Automate E-mail Security Controls to Prevent Hacks through E-mail
E-mail is a common entry point for hack attacks on all kinds of systems – Windows, Linux, Unix – you name it. You can implement the following countermeasures as an additional layer of security for your e-mail systems:
Tarpitting: Tarpitting detects inbound messages destined for unknown users. If your e-mail server supports tarpitting, it can help prevent spam or DoS attacks against your server. If a predefined threshold is exceeded — say, more than ten messages — the tarpitting function effectively shuns traffic from the sending IP address for a period of time.
E-mail firewalls: E-mail firewalls and content-filtering applications from vendors such as Symantec and Barracuda Networks can go a long way towards preventing various e-mail attacks. These tools protect practically every aspect of an e-mail system.

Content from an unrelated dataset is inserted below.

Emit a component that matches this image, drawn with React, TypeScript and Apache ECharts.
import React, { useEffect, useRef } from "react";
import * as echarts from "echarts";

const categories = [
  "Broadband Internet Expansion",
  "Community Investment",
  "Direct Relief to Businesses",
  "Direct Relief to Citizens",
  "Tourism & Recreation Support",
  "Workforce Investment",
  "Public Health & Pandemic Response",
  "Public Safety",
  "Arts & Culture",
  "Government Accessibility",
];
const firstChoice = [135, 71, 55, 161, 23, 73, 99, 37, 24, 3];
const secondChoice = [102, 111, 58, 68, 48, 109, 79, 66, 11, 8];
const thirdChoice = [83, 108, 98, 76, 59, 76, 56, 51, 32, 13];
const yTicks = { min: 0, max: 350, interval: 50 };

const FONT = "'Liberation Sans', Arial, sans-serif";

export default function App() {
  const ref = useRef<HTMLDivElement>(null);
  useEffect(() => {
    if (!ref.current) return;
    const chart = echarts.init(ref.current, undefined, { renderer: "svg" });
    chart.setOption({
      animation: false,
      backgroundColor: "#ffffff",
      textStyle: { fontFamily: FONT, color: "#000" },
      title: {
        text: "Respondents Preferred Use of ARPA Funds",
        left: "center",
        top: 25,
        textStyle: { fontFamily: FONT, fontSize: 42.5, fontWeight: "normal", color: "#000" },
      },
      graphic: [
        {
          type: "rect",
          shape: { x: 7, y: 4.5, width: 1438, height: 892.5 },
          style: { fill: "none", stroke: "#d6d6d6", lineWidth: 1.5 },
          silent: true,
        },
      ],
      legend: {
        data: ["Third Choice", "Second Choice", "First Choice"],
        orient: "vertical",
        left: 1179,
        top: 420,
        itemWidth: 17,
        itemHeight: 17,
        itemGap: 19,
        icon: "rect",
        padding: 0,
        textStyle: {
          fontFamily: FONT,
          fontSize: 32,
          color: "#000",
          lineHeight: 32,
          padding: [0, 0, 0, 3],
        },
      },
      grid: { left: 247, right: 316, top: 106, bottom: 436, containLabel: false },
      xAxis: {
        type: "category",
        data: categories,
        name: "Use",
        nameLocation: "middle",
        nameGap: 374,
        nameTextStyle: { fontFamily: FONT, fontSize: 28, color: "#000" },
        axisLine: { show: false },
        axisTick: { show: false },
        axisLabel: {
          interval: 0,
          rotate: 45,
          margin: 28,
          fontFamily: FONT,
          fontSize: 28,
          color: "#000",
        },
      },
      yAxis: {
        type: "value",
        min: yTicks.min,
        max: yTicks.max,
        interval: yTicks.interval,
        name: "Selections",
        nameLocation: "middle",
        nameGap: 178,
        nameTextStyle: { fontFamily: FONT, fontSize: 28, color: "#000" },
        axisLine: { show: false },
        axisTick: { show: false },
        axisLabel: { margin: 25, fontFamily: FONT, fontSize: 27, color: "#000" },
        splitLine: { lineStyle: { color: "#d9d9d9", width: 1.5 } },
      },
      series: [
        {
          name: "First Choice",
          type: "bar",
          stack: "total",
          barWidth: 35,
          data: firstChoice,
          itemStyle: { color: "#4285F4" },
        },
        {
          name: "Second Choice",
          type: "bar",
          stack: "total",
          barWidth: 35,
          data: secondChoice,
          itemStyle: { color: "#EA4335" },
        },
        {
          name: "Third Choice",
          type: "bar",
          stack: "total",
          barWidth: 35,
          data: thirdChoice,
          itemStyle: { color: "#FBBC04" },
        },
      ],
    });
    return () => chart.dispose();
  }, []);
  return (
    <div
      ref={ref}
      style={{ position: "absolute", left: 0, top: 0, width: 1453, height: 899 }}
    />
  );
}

Perimeter protection: Although not e-mail-specific, many firewall and IPS systems can detect various e-mail attacks and shut off the attacker in real time. This can come in handy during an attack.

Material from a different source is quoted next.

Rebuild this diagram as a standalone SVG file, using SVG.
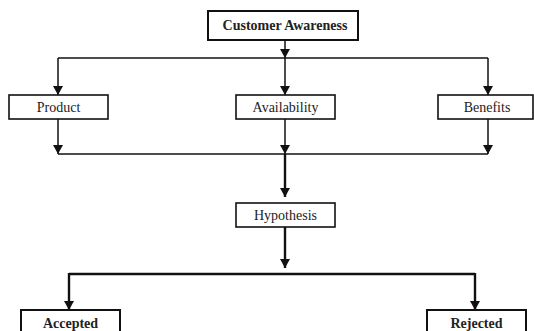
<svg xmlns="http://www.w3.org/2000/svg" width="534" height="331" viewBox="0 0 534 331">
<style>
.box{fill:#fff;stroke:#111;stroke-width:1.6}
.boxb{fill:#fff;stroke:#111;stroke-width:2}
.t{font-family:"Liberation Serif","DejaVu Serif",serif;font-size:14px;fill:#222;text-anchor:middle}
.tb{font-family:"Liberation Serif","DejaVu Serif",serif;font-size:14px;font-weight:bold;fill:#222;text-anchor:middle}
.c{fill:none;stroke:#111;stroke-width:1.5}
.ct{fill:none;stroke:#111;stroke-width:2.4}
</style>
<defs>
<marker id="ah" markerUnits="userSpaceOnUse" markerWidth="10" markerHeight="10" viewBox="0 0 10 10" refX="10" refY="5" orient="auto">
<path d="M1,0 L10,5 L1,10 Z" fill="#111"/>
</marker>
</defs>
<g id="connectors">
<path class="c" d="M285,40 V58" marker-end="url(#ah)"/>
<path class="c" d="M58,58 H488"/>
<path class="c" d="M58,58 V95" marker-end="url(#ah)"/>
<path class="c" d="M285,58 V95" marker-end="url(#ah)"/>
<path class="c" d="M488,58 V95" marker-end="url(#ah)"/>
<path class="c" d="M58,119 V154" marker-end="url(#ah)"/>
<path class="c" d="M285,119 V154" marker-end="url(#ah)"/>
<path class="c" d="M488,119 V154" marker-end="url(#ah)"/>
<path class="c" d="M58,154 H488"/>
<path class="ct" d="M285,154 V197" marker-end="url(#ah)"/>
<path class="ct" d="M285,227 V268" marker-end="url(#ah)"/>
<path class="ct" d="M69,274 H475"/>
<path class="ct" d="M69,273 V310" marker-end="url(#ah)"/>
<path class="ct" d="M475,273 V310" marker-end="url(#ah)"/>
</g>
<g id="customer-awareness">
<rect class="boxb" x="208" y="11" width="150" height="29"/>
<text class="tb" x="285" y="30">Customer Awareness</text>
</g>
<g id="product">
<rect class="box" x="9" y="95" width="99" height="24"/>
<text class="t" x="58.5" y="112">Product</text>
</g>
<g id="availability">
<rect class="box" x="236" y="95" width="99" height="24"/>
<text class="t" x="285.5" y="112">Availability</text>
</g>
<g id="benefits">
<rect class="box" x="438" y="95" width="95" height="24"/>
<text class="t" x="487" y="112">Benefits</text>
</g>
<g id="hypothesis">
<rect class="box" x="236" y="203" width="99" height="24"/>
<text class="t" x="285.5" y="220">Hypothesis</text>
</g>
<g id="accepted">
<rect class="boxb" x="21" y="310" width="99" height="30"/>
<text class="tb" x="70.5" y="328">Accepted</text>
</g>
<g id="rejected">
<rect class="boxb" x="427" y="310" width="99" height="30"/>
<text class="tb" x="476.5" y="328">Rejected</text>
</g>
</svg>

CAPTCHA: Using CAPTCHA on web-based e-mail forms can help minimize the impact of automated attacks and lessen your chances of e-mail flooding and denial of service. These benefits come in handy when scanning your websites and applications.
Some e-mail servers, especially UNIX-based servers, can be programmed to deliver e-mails to a daemon or service for automated functions, such as create this order on the fly when a message from this person is received. If DoS protection isn’t built in to the system, a hacker can crash both the server and the application that receives these messages and potentially create e-commerce liabilities and losses.
This can happen more easily on e-commerce websites when CAPTCHA is not used on forms.